When individuals stop expecting their spouse to create their happiness and start taking complete ownership of it themselves, the marriage undergoes a profound transformation. Couples report showing up with less resentment, fewer unrealistic expectations, and significantly more freedom to love. By stepping out of the people-pleasing trap, spouses find that they are finally capable of experiencing genuine connection.

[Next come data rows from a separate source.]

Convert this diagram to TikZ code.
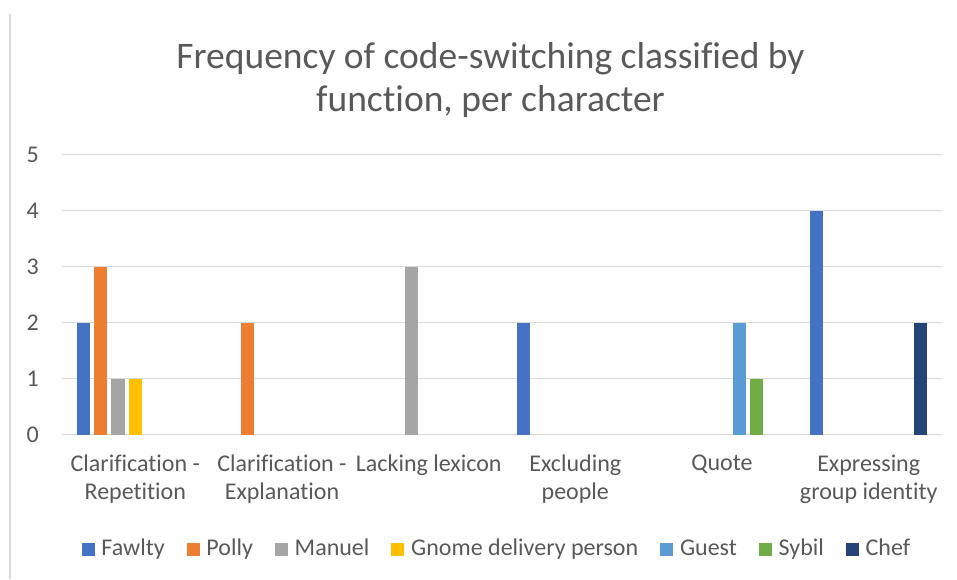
\documentclass[tikz,border=0pt]{standalone}
\usepackage{fontspec}
\setmainfont{Carlito}[Ligatures=NoCommon]
\usetikzlibrary{positioning}
\definecolor{txtgray}{HTML}{595959}
\definecolor{gridgray}{HTML}{D9D9D9}
\definecolor{cFawlty}{HTML}{4472C4}
\definecolor{cPolly}{HTML}{ED7D31}
\definecolor{cManuel}{HTML}{A5A5A5}
\definecolor{cGnome}{HTML}{FFC000}
\definecolor{cGuest}{HTML}{5B9BD5}
\definecolor{cSybil}{HTML}{70AD47}
\definecolor{cChef}{HTML}{264478}
\tikzset{
    bar/.style={fill=#1, draw=none},
    grid line/.style={draw=gridgray, line width=1.5pt},
    key/.style={fill=#1, draw=none, rectangle, minimum size=13pt, inner sep=0pt},
    keytext/.style={text=txtgray, font=\fontsize{24}{28}\selectfont, inner sep=0pt, text height=16pt, text depth=3pt, right=6.5pt of #1},
    catlabel/.style={text=txtgray, font=\fontsize{24}{28}\selectfont, align=center, anchor=north, inner sep=0pt},
    ticklabel/.style={text=txtgray, font=\fontsize{24}{28}\selectfont, anchor=east, inner sep=0pt}
}
\begin{document}
\begin{tikzpicture}[x=1pt, y=-1pt]
    \def \base {434.5}
    \def \u {56}
    \def \bw {13.4}
    \useasboundingbox[fill=white] (0,0) rectangle (957,579);
    % chart frame, left side only
    \draw[gridgray, line width=2pt] (10,14) -- (10,579);
    \node[text=txtgray, font=\fontsize{37.5}{43}\selectfont, align=center, anchor=north, inner sep=0pt] (title) at (490.5,42)
        {Frequency of code-switching classified by\\function, per character};
    % value axis
    \coordinate (g0) at (62,\base);
    \coordinate (g1) at (62,\base-\u);
    \coordinate (g2) at (62,\base-2*\u);
    \coordinate (g3) at (62,\base-3*\u);
    \coordinate (g4) at (62,\base-4*\u);
    \coordinate (g5) at (62,\base-5*\u);
    \draw[grid line] (g0) -- ++(880,0);
    \draw[grid line] (g1) -- ++(880,0);
    \draw[grid line] (g2) -- ++(880,0);
    \draw[grid line] (g3) -- ++(880,0);
    \draw[grid line] (g4) -- ++(880,0);
    \draw[grid line] (g5) -- ++(880,0);
    \node[ticklabel] (y0) at ([xshift=-23pt]g0) {0};
    \node[ticklabel] (y1) at ([xshift=-23pt]g1) {1};
    \node[ticklabel] (y2) at ([xshift=-23pt]g2) {2};
    \node[ticklabel] (y3) at ([xshift=-23pt]g3) {3};
    \node[ticklabel] (y4) at ([xshift=-23pt]g4) {4};
    \node[ticklabel] (y5) at ([xshift=-23pt]g5) {5};
    % bars
    \fill[bar=cFawlty] (76.7,\base) rectangle ++(\bw,-2*\u);
    \fill[bar=cPolly] (94.0,\base) rectangle ++(\bw,-3*\u);
    \fill[bar=cManuel] (111.4,\base) rectangle ++(\bw,-1*\u);
    \fill[bar=cGnome] (128.7,\base) rectangle ++(\bw,-1*\u);
    \fill[bar=cPolly] (240.7,\base) rectangle ++(\bw,-2*\u);
    \fill[bar=cManuel] (404.7,\base) rectangle ++(\bw,-3*\u);
    \fill[bar=cFawlty] (516.7,\base) rectangle ++(\bw,-2*\u);
    \fill[bar=cGuest] (732.7,\base) rectangle ++(\bw,-2*\u);
    \fill[bar=cSybil] (750.0,\base) rectangle ++(\bw,-1*\u);
    \fill[bar=cFawlty] (810.0,\base) rectangle ++(\bw,-4*\u);
    \fill[bar=cChef] (914.0,\base) rectangle ++(\bw,-2*\u);
    % category labels
    \node[catlabel] (lab1) at (135.3,455) {Clarification -\\Repetition};
    \node[catlabel] (lab2) at (282.0,455) {Clarification -\\Explanation};
    \node[catlabel] (lab3) at (428.7,455) {Lacking lexicon};
    \node[catlabel] (lab4) at (575.3,455) {Excluding\\people};
    \node[catlabel] (lab5) at (722.0,455) {Quote};
    \node[catlabel] (lab6) at (868.7,455) {Expressing\\group identity};
    % legend
    \node[key=cFawlty, anchor=west] (kFawlty) at (81.3,549) {};
    \node[keytext=kFawlty] (tFawlty) {Fawlty};
    \node[key=cPolly, right=21.5pt of tFawlty] (kPolly) {};
    \node[keytext=kPolly] (tPolly) {Polly};
    \node[key=cManuel, right=21.5pt of tPolly] (kManuel) {};
    \node[keytext=kManuel] (tManuel) {Manuel};
    \node[key=cGnome, right=21.5pt of tManuel] (kGnome) {};
    \node[keytext=kGnome] (tGnome) {Gnome delivery person};
    \node[key=cGuest, right=21.5pt of tGnome] (kGuest) {};
    \node[keytext=kGuest] (tGuest) {Guest};
    \node[key=cSybil, right=21.5pt of tGuest] (kSybil) {};
    \node[keytext=kSybil] (tSybil) {Sybil};
    \node[key=cChef, right=21.5pt of tSybil] (kChef) {};
    \node[keytext=kChef] (tChef) {Chef};
\end{tikzpicture}
\end{document}
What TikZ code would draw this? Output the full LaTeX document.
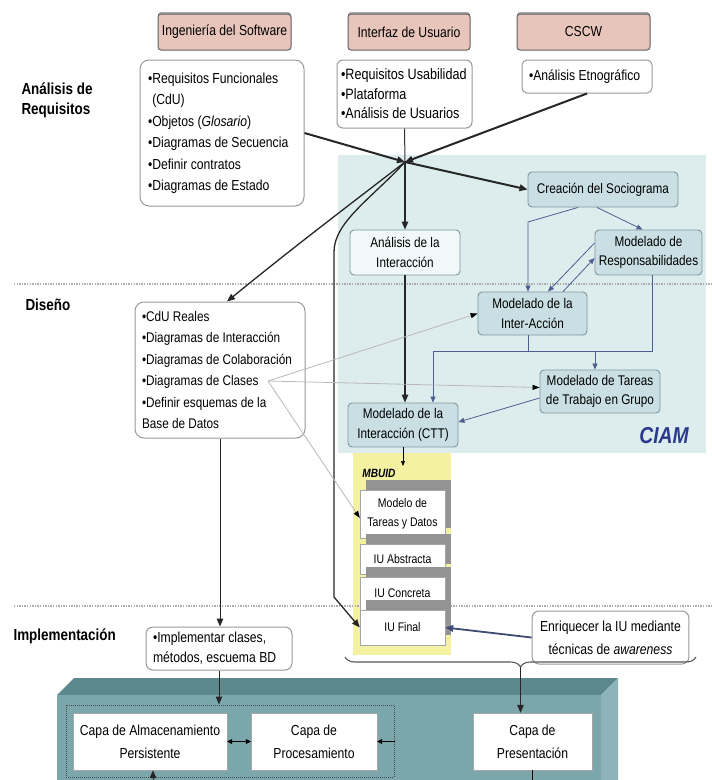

Looking ahead, Hays envisions a world where Love Literacy™ becomes as fundamental as reading and math, ensuring people learn how to set healthy boundaries before damage has been done. She imagines a future where children grow up understanding emotional regulation, curiosity, conflict repair, emotional safety, and intentional love—not through trial and error, but through education and example. For Hays, the mission is clear: transform how the world understands love by helping people develop the skills healthy, lasting relationships require.